The app panics because you can’t use block_on in the context of a tokio runtime.

This is a tricky situation. The function could be called from either a sync or async context. Worse, you might not even notice these combinations of callback-and-call-in unless you tried to do something specific. It’s just a crash lurking in the dark for someone to bump into it.

A wrong turn

Like others before me, my first thought was this: what if these functions could detect whether they’re in the tokio runtime and convert the block_on call to something that “awaits”? I put “awaits” in quotes because the basic idea is clearly impossible—a sync function like this cannot .await on anything unless it was compiled as a future in the first place. However if we take a step back from reality you could imagine some sort of mechanism where the thread talks to the runtime and between them they agree to park this particular future for a while until some other future completes; a dynamically-added await point if you will.

It was at this point I found an old discussion on the Rust users forum, “Accessing the current tokio runtime to call block_on”. In this exciting thread, Alice Rhyl of tokio states unequivocally that you shouldn’t try to do this, and 2e71828 provides a brilliant/slightly cursed workaround involving crossbeam. I’m going to reproduce a slightly-fixed version here for the sake of discussion:

let future_result = match tokio::runtime::Handle::try_current() {
    Err(_) => tokio::runtime::new().block_on( the_future ),
    Ok(handle) => {
        crossbeam::scope(move |scope| {
            scope.spawn(move || {
                handle.block_on( the_future )
            })
        })
    }
};

Alice said:

In principle, the crossbeam::scope thing will “work” […]

How would it work then? Well first we try to get the Handle for the current async context. If it fails (because we’re on a regular sync thread) then we spin up a whole new tokio Runtime to execute our future, which is overkill but allowed. If getting the handle succeeds, we know we can use Handle::block_on to run a future to completion, but only if we’re starting from a sync thread. So we use crossbeam to spawn a separate thread from which we can safely make that call. (I guess using a scoped thread means the future doesn’t have to be 'static?) Kind of genius but not very efficient in either situation.

As far as I know there’s no “good” way to do this because Rust’s async model doesn’t allow you to yield from a future inbetween await points. It just doesn’t make sense. Even so, suppose I was especially bored and I wanted to hack support for this into tokio in some way. What could I feasibly do?
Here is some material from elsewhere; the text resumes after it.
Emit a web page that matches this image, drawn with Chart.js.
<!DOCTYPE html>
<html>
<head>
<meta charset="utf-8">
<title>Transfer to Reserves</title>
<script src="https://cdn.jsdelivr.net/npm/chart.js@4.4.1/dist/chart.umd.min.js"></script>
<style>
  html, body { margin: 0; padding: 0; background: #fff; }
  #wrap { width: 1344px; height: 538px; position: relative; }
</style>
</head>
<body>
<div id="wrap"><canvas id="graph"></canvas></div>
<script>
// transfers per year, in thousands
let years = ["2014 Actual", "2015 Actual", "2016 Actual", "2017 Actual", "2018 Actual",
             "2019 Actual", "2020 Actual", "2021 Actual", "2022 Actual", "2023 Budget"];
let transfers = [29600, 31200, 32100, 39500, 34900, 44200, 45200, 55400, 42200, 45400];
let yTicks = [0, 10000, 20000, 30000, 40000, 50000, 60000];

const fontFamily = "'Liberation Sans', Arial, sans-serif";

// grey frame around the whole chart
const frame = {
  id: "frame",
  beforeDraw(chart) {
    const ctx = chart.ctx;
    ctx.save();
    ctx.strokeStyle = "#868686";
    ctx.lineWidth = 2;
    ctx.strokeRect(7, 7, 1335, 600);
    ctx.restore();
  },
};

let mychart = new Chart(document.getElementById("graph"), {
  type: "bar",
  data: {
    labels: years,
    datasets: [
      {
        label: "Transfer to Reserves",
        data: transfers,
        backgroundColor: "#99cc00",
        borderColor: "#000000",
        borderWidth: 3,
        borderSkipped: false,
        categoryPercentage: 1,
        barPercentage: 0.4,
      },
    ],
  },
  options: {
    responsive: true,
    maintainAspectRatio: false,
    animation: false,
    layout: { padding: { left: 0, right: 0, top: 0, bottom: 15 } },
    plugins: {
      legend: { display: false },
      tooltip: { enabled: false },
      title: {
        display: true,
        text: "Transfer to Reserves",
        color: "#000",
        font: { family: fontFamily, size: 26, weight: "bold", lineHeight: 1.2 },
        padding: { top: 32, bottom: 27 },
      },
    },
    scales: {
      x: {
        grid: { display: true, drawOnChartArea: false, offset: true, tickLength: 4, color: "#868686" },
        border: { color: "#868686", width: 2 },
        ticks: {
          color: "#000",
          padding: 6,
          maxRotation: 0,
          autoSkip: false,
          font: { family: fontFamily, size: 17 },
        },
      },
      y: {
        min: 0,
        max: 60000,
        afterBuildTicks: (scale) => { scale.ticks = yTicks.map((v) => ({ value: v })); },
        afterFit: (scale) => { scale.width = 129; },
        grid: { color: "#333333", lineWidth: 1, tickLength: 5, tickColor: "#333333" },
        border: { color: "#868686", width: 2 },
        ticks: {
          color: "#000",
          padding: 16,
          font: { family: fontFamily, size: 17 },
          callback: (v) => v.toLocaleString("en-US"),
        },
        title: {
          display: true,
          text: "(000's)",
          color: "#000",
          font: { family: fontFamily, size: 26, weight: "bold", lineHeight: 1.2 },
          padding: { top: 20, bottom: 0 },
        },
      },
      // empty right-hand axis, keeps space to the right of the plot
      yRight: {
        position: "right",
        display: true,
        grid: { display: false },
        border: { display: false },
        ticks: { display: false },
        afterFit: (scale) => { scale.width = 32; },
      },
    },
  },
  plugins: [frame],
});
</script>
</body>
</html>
2e71828’s solution points to one approach: even if we block the tokio worker (which is usually verboten) you can kind of get away with it if you spin up an additional thread to compensate. Creating a new thread for every function is pretty inefficient though. If you had some sort of pool of them… wait, this sounds familiar—ah yes, tokio’s blocking threads. I propose that you could have a separate threadpool that expands up to the same size as the number of regular workers. Then you could have handle.block_on_or_await(future) which acquires a thread from that pool and uses it to poll the future, while allowing the original thread, which has a sync function on top of its stack, to sleep until woken with the result. By reusing these threads you can save the cost of creating them repeatedly.
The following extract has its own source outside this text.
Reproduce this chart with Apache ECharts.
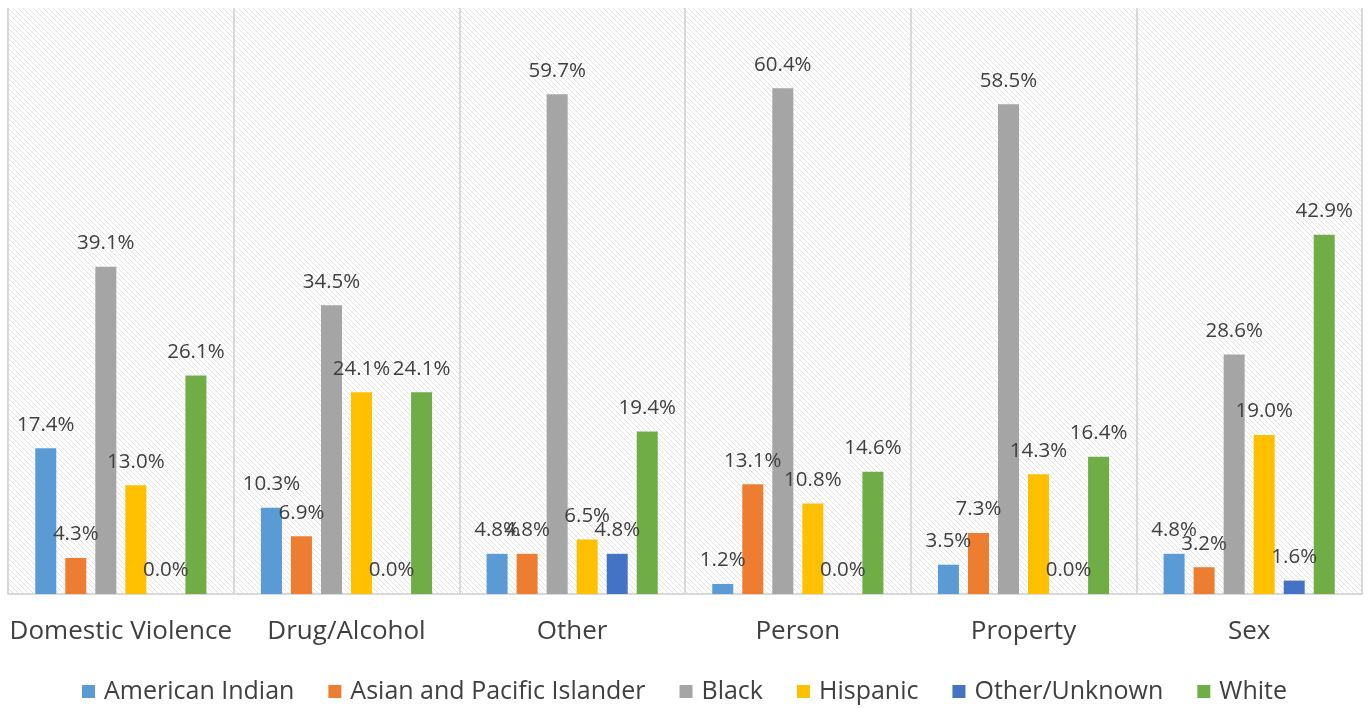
<!DOCTYPE html>
<html><head><meta charset="utf-8">
<script src="https://cdn.jsdelivr.net/npm/echarts@6/dist/echarts.min.js"></script>
<style>html,body{margin:0;padding:0;background:#fff}#c{width:1369px;height:708px}</style>
</head><body><div id="c"></div>
<script>
const categories = ['Domestic Violence','Drug/Alcohol','Other','Person','Property','Sex'];
const seriesNames = ['American Indian','Asian and Pacific Islander','Black','Hispanic','Other/Unknown','White'];
const americanIndian = [17.4, 10.3, 4.8, 1.2, 3.5, 4.8];
const asianPacific = [4.3, 6.9, 4.8, 13.1, 7.3, 3.2];
const black = [39.1, 34.5, 59.7, 60.4, 58.5, 28.6];
const hispanic = [13.0, 24.1, 6.5, 10.8, 14.3, 19.0];
const otherUnknown = [0.0, 0.0, 4.8, 0.0, 0.0, 1.6];
const white = [26.1, 24.1, 19.4, 14.6, 16.4, 42.9];
const seriesData = [americanIndian, asianPacific, black, hispanic, otherUnknown, white];
const colors = ['#5B9BD5','#ED7D31','#A5A5A5','#FFC000','#4472C4','#70AD47'];

const tile = document.createElement('canvas');
tile.width = 5; tile.height = 5;
const tc = tile.getContext('2d');
tc.fillStyle = '#ffffff'; tc.fillRect(0,0,5,5);
tc.fillStyle = '#e3e3e3';
for (let i = 0; i < 5; i++) { tc.fillRect(i, i, 1, 1); }

const font = '"Open Sans", sans-serif';
const chart = echarts.init(document.getElementById('c'));
chart.setOption({
  animation: false,
  color: colors,
  grid: { left: 8, right: 7, top: 8, bottom: 114, show: true, borderWidth: 0,
          backgroundColor: { image: tile, repeat: 'repeat' } },
  legend: { top: 674, left: 'center', itemWidth: 13, itemHeight: 13, itemGap: 34,
            icon: 'rect', textStyle: { fontSize: 25, color: '#404040', fontFamily: font, padding: [0,0,0,4] },
            data: seriesNames },
  xAxis: { type: 'category', data: categories,
           axisLine: { lineStyle: { color: '#d9d9d9', width: 2 } },
           axisTick: { show: false },
           splitLine: { show: true, interval: 0, lineStyle: { color: '#d9d9d9', width: 2 } },
           axisLabel: { interval: 0, fontSize: 26, color: '#404040', fontFamily: font, margin: 25 } },
  yAxis: { type: 'value', min: 0, max: 70, show: false, splitLine: { show: false } },
  series: seriesNames.map((n, i) => ({
    name: n, type: 'bar', data: seriesData[i], barWidth: 21, barGap: '43%',
    label: { show: true, position: 'top', distance: 13, fontSize: 20.5, color: '#404040',
             fontFamily: font, formatter: p => p.value.toFixed(1) + '%' }
  }))
});
</script></body></html>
What if we didn’t want to create extra threads though? We don’t want to starve the executor by taking the current worker thread out of service. The solution: spawn the inner future, then while waiting for its result, take some other future that’s ready to poll from the executor and do that on top of the stack of the currently-polled future. Then we can check if the result came through inbetween polls of other futures, allowing us to reduce the stack by a layer. Normally spawned futures have to be 'static… I feel like you could unsafely assert that references are stable in this case since it’s buried in the stack of another thread but I would leave that to decision to somebody who knows things about unsafe.

With either approach, I don’t like my chances of getting that PR merged.

A little common sense

In reality the problem with the design is at the opposite end—invoking the callbacks. If there’s any possibility that a sync function will block for a significant period of time then it should not be called directly from a worker thread since it could starve the executor. The user callback is a perfect example of an unpredictable sync function. They might not allow it to return for ten seconds and that’s my problem to deal with.

Therefore the solution is to ensure that all callbacks are delivered on non-worker threads, either via tokio’s spawn_blocking API or some other std::threads created for the purpose. This solves the original problem neatly: if the user never has the opportunity to run their own code on threads belonging to the internal tokio runtime then they can always safely call a function that performs block_on. Unfortunately this isn’t the sort of problem that the compiler can catch but it’s something you can look out for in review.

If you want an additional incentive not to expose your workers consider this hair-raising scenario: if the user code operating the C API is also Rust, it’s possible for them to call tokio::spawn inside the sync function (using their version of the tokio library) to inject a future into your runtime (using your version of the tokio library). This often works because thread local storage is great like that, and again it’s not something where the compiler will help. A surprisingly easy mistake to make if both sides are very async code.